The leftist SDSM party is pushing its draft law that would reverse the process of lustration through Parliament, and today it will be up for debate in the Political System Committee.

SDSM demands “nullification” of the process under which a broadly based committee decided to open the files of collaborators and officers of the Communist era police, extending into the early years of independence. The goal was to inform the public of the violations of human rights that were conducted by the police state. It did not provide restitution for the victims or punishment for the perpetrators, other than banning the latter from being appointed to public positions above mid management level. The files of a total of 200 people, some of them deceased, were open to the public, despite attempts from the SDSM officials in the commission to block the process.

The Chief Justice of the Constitutional Court Trendafil Ivanovski was removed under this law, after he tried several times to repeal the lustration law, as he was revealed to have been a collaborator as early as in high school. Former Interior Minister Ljubomir Frckoski was lustrated for ordering wiretapping of opposition officials, while late writer Slavko Janevski for his censorship of writers who would not toe the party line.

But the highest profile among the dozens of cases was that of Vladimir Milcin, the powerful head of the Macedonian branch of the George Soros funded Open Society Foundation, which was heavily involved in the 2015 Colored Revolution. The files showed that Milcin was reporting on beloved actor Risto Siskov, who was jailed in 1980 for insulting the Yugoslav dictator Marshall Tito for the lowly position given to Macedonia and Macedonian national interests – especially the rights of Macedonians in nowdays northern Greece where Siskov was born. Siskov left prison a broken man and died in 1986.
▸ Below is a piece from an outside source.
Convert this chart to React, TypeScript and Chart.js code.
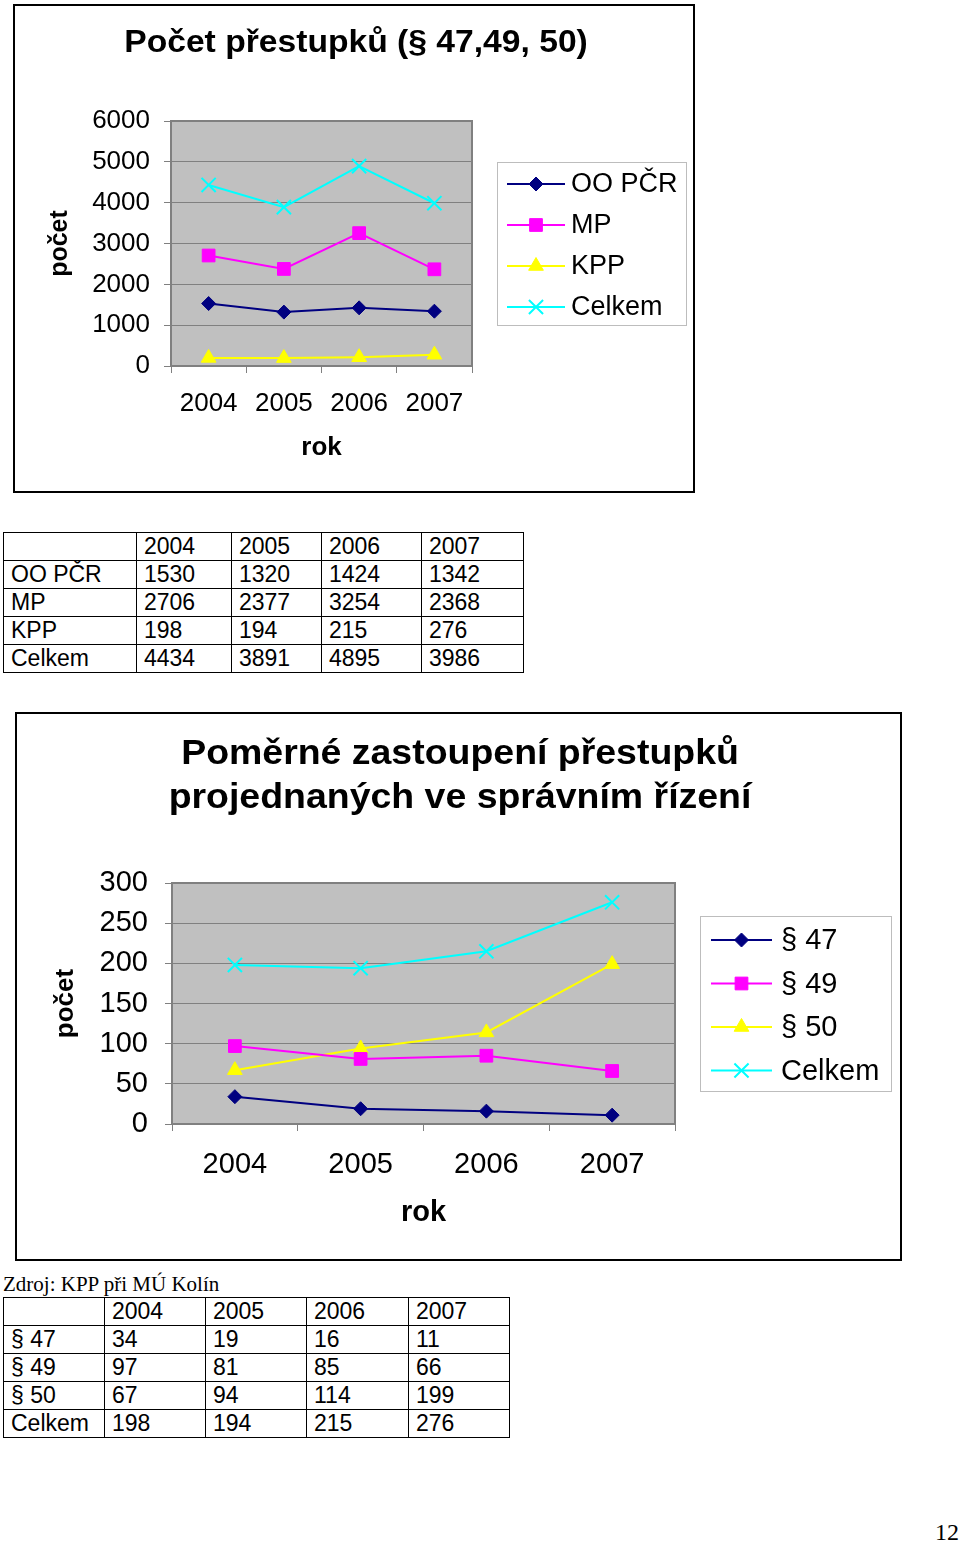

SDSM bitterly opposed the process which included a number of its outspoken activists and supporters. It pushed to have the lustration stopped, even after the 2015 wiretapping scandal revealed that the power security services have even to this day. Zaev’s Government insists that the process was being abused and is proposing a law that would nullify all the decisions made by the Lustration Commission. Under their proposal, lustrated collaborators and police officers will be given the right to claim restitution. It’s not clear whether the Government would also try to return Trendafil Ivanovski to the Constitutional Court.